>> start Data section

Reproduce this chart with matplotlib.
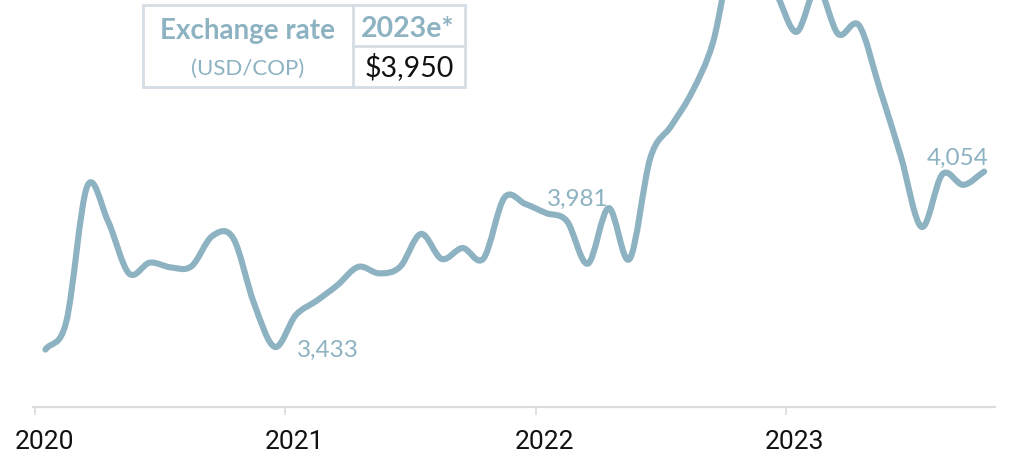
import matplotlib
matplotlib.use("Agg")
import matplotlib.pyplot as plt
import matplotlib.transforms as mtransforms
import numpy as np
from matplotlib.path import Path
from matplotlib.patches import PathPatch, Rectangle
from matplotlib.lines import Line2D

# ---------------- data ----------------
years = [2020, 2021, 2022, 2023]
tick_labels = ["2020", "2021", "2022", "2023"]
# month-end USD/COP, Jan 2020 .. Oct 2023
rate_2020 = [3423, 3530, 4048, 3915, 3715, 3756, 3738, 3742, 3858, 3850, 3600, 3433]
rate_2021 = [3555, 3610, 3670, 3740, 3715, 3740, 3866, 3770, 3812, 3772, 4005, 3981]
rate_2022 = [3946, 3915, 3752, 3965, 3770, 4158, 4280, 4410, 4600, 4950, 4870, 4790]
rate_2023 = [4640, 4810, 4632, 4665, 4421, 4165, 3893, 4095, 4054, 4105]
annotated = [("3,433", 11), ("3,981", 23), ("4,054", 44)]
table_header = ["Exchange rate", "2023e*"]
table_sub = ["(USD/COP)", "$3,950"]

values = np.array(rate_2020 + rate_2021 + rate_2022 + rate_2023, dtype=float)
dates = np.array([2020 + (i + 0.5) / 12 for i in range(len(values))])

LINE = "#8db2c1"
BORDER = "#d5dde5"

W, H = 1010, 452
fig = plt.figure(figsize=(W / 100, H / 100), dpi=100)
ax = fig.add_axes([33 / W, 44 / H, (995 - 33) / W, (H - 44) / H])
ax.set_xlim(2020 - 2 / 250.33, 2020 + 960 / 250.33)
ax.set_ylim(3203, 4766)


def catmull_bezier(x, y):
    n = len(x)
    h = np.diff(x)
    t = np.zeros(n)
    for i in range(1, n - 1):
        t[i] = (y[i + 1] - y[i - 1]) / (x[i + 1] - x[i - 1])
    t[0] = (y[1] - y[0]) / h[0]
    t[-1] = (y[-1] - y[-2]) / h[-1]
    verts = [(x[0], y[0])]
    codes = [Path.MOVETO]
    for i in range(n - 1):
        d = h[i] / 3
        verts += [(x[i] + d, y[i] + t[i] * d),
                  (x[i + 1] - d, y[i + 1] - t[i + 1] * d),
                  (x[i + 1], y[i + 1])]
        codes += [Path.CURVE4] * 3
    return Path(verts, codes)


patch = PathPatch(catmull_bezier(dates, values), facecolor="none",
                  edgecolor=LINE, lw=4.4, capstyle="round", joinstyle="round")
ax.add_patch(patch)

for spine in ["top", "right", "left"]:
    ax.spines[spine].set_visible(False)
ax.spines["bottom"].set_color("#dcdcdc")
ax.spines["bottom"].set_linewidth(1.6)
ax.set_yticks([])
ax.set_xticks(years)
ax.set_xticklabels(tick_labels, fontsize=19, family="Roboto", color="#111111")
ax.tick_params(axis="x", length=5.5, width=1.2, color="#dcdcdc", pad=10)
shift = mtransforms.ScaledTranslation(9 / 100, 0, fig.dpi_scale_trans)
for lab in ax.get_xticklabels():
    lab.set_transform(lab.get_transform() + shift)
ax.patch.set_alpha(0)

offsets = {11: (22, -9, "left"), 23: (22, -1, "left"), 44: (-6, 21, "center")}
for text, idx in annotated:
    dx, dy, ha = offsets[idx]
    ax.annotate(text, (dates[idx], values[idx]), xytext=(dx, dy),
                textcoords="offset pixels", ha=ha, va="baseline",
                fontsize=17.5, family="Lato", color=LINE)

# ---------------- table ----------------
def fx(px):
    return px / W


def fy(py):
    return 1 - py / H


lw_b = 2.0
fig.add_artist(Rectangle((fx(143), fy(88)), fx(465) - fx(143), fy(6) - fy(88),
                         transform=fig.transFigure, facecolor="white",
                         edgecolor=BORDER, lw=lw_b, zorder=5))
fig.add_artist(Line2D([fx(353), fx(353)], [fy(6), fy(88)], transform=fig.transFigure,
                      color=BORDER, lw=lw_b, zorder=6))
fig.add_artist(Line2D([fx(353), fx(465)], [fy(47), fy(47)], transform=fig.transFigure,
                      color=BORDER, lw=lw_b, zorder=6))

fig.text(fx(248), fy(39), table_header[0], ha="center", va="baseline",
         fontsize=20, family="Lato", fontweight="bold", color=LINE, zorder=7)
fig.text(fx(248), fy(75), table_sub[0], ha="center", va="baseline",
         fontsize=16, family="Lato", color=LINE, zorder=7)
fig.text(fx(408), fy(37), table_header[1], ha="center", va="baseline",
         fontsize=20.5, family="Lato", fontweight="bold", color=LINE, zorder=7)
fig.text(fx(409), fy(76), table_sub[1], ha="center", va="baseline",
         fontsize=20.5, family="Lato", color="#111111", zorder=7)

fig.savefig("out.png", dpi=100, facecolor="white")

>> end Data section

=== Problem requirements ===
Exactly as written, please give again the lines from the beginning of the listing through the line containing "ax.set_ylim(3203, 4766)", inclusive, without any pictures.

=== Answer to the problem ===
Reproduce this chart with matplotlib.
import matplotlib
matplotlib.use("Agg")
import matplotlib.pyplot as plt
import matplotlib.transforms as mtransforms
import numpy as np
from matplotlib.path import Path
from matplotlib.patches import PathPatch, Rectangle
from matplotlib.lines import Line2D

# ---------------- data ----------------
years = [2020, 2021, 2022, 2023]
tick_labels = ["2020", "2021", "2022", "2023"]
# month-end USD/COP, Jan 2020 .. Oct 2023
rate_2020 = [3423, 3530, 4048, 3915, 3715, 3756, 3738, 3742, 3858, 3850, 3600, 3433]
rate_2021 = [3555, 3610, 3670, 3740, 3715, 3740, 3866, 3770, 3812, 3772, 4005, 3981]
rate_2022 = [3946, 3915, 3752, 3965, 3770, 4158, 4280, 4410, 4600, 4950, 4870, 4790]
rate_2023 = [4640, 4810, 4632, 4665, 4421, 4165, 3893, 4095, 4054, 4105]
annotated = [("3,433", 11), ("3,981", 23), ("4,054", 44)]
table_header = ["Exchange rate", "2023e*"]
table_sub = ["(USD/COP)", "$3,950"]

values = np.array(rate_2020 + rate_2021 + rate_2022 + rate_2023, dtype=float)
dates = np.array([2020 + (i + 0.5) / 12 for i in range(len(values))])

LINE = "#8db2c1"
BORDER = "#d5dde5"

W, H = 1010, 452
fig = plt.figure(figsize=(W / 100, H / 100), dpi=100)
ax = fig.add_axes([33 / W, 44 / H, (995 - 33) / W, (H - 44) / H])
ax.set_xlim(2020 - 2 / 250.33, 2020 + 960 / 250.33)
ax.set_ylim(3203, 4766)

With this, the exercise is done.